Santa Fe Southern Pacific Corp., hurt by a continuing drop in rail freight and mounting competitive pressure, announced a massive cost-cutting plan Thursday that includes elimination of up to 7,900 jobs and a $914-million write-off, one of the largest in U.S. railroad history.
The cutbacks, which would take place over several years, would affect about 16% of the company's workers nationwide and probably would result in hundreds of jobs lost in Southern California at the company's lines, the Southern Pacific and the Atchison, Topeka & Santa Fe Railway. Elimination of jobs will be accomplished through layoffs, attrition, early retirement and one-time payments to employees who leave voluntarily.
"It's a reflection of what's happening in today's environment," said Isabel Benham, president of Printon, Kane Research, a New York railroad consulting firm. "Railroads have to be more efficient if they're going to survive."
The two railroads, which together employ nearly 7,000 workers in Southern California--including more than 4,000 in the Los Angeles area--will also cut thousands of miles of unprofitable track and other equipment and facilities.
Chicago-based Santa Fe Southern Pacific said the cuts are part of a planned restructuring effort and are unrelated to its bid to merge the two railroads. That bid was unexpectedly rejected by the Interstate Commerce Commission in July, although Santa Fe Southern Pacific has asked the ICC to reconsider. The company must file its formal request for reconsideration by Dec. 8.
If the merger is reconsidered and approved--a possibility considered unlikely by industry analysts--Santa Fe Southern Pacific Chairman John J. Schmidt said "additional restructuring costs will be recorded at that time." The firm would not specify how large those merger-related cutbacks would be.
The $914-million pretax write-off, which would be taken in the fourth quarter, is the latest of several massive write-offs announced over the last year by major railroad firms struggling to compete against truckers and other shippers. The competition has eroded railroads' share of intercity freight traffic and caused them to cut thousands of jobs, freight cars and miles of track.
Nearly every major railroad company--including Burlington Northern, Union Pacific and CSX Corp.--has taken a big write-off in the last year. Santa Fe Southern Pacific executives had told industry analysts earlier this year that the firm would take a write-off of between $500 million and $1 billion this year, said Graeme Lidgerwood, railroad analyst at First Boston Corp. in New York.
One Wall Street analyst speculated that the large size of the write-off could indicate that Santa Fe Southern Pacific has become more pessimistic about winning ICC approval of the merger. "This suggests they are gearing up to operate the railroads without a merger," the analyst said.
Analysts, however, discounted the possibility that the write-off is aimed at coaxing the ICC to approve the merger. "I don't think it's a pressure tactic at all," said Richard Fischer, analyst at Merrill Lynch & Co. "They're just doing what everyone else has done."
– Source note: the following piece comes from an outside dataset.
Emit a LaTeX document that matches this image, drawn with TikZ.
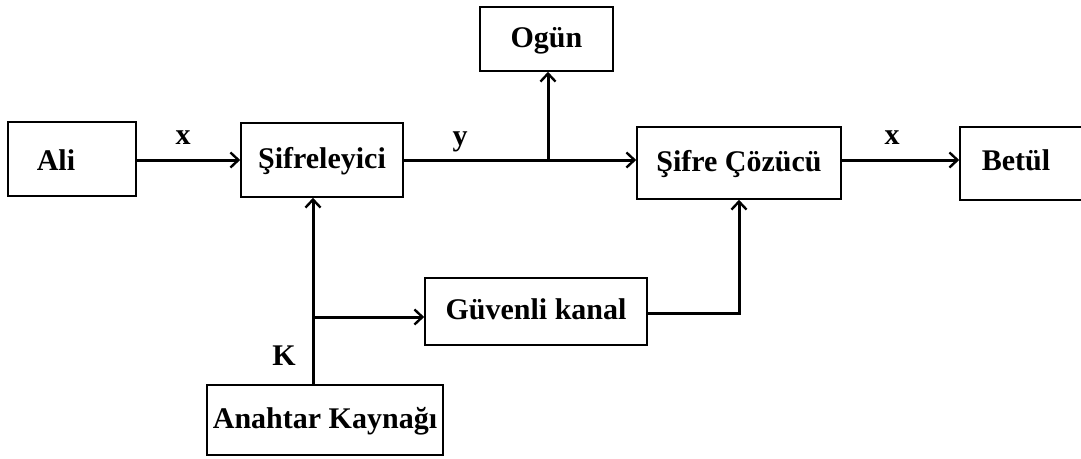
\documentclass[tikz,border=0pt]{standalone}
\usepackage{fontspec}
\setmainfont{Liberation Serif}
\usetikzlibrary{arrows.meta}
\begin{document}
\begin{tikzpicture}[x=1pt,y=-1pt,
  box/.style={draw, line width=1.6pt, rectangle, inner sep=0pt},
  txt/.style={font=\fontsize{30}{36}\selectfont\bfseries, inner sep=0pt, text height=21pt, text depth=5pt},
  arr/.style={line width=3pt, -{Straight Barb[length=8pt,width=15pt,line width=2.4pt]}},
  wire/.style={line width=3pt}]
\useasboundingbox (0,0) rectangle (1081,458);
\clip (0,0) rectangle (1081,458);
% boxes
\node[box, minimum width=128pt, minimum height=74pt] (ali) at (72,159) {};
\node[txt, anchor=base] (alit) at (56,170) {Ali};
\node[box, txt, minimum width=162pt, minimum height=74pt] (sif) at (322,160) {Şifreleyici};
\node[box, txt, minimum width=133pt, minimum height=64pt] (ogun) at (546.5,39) {Ogün};
\node[box, txt, minimum width=204pt, minimum height=72pt] (coz) at (739,163) {Şifre Çözücü};
\node[box, minimum width=140pt, minimum height=73pt] (betul) at (1030,163.5) {};
\node[txt, anchor=base] (betult) at (1016,170) {Betül};
\node[box, txt, minimum width=222pt, minimum height=67pt] (guv) at (536,311.5) {Güvenli kanal};
\node[box, txt, minimum width=236pt, minimum height=70pt] (anah) at (325,420) {Anahtar Kaynağı};
% coordinates
\coordinate (br1) at (548,160);
\coordinate (kb) at (313,317);
\coordinate (gout) at (647,313);
% connectors
\draw[arr] (ali.east |- sif.west) -- (sif.west);
\draw[arr] (sif.east) -- (sif.east -| coz.west);
\draw[arr] (br1) -- (br1 |- ogun.south);
\draw[arr] (coz.east |- sif.east) -- (sif.east -| betul.west);
\draw[arr] (kb |- anah.north) -- (kb |- sif.south);
\draw[arr] (kb) -- (kb -| guv.west);
\draw[arr] (gout) -| (coz.south);
% labels
\node[txt, anchor=base] (lx1) at (183,144) {x};
\node[txt, anchor=base] (ly) at (460,145) {y};
\node[txt, anchor=base] (lx2) at (892,144) {x};
\node[txt, anchor=base] (lk) at (284,365) {K};
\end{tikzpicture}
\end{document}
A merger of the two lines would create the nation's second-largest railroad in terms of track mileage, following Burlington Northern.
Santa Fe Southern Pacific was formed in 1983 from the merger of the parent companies of both railroads. Although the merged company was allowed to combine its substantial real estate, oil, gas and other non-rail holdings, it has operated the two railroads separately, pending ICC approval of the merger.
In a 4-1 vote, the ICC rejected the combination as "anti-competitive," noting that the routes of both lines overlap in many areas of the Southwest, including California. Santa Fe Southern Pacific is expected to sell one or both of the lines if the merger is not approved.
Santa Fe Southern Pacific said the $914-million write-off would result in a loss for the year. In this year's first nine months, the firm earned $123.9 million on revenues of $4.26 billion. Although the Santa Fe Railway has been profitable, the Southern Pacific has not, recording an operating loss of $13.8 million so far this year.
The company said $313 million of the write-off stems from the Santa Fe Railway and $601 million stems from the Southern Pacific Railroad.
The Santa Fe Railway expects to sell or abandon about 3,100 miles of track, including line segments and yards, for a charge of $103 million, and dispose of about 7,900 freight cars and 200 locomotives for a charge of $44 million, the parent company said. In addition, about 4,100 Santa Fe Railway jobs will be cut or relocated, resulting in a charge of $166 million.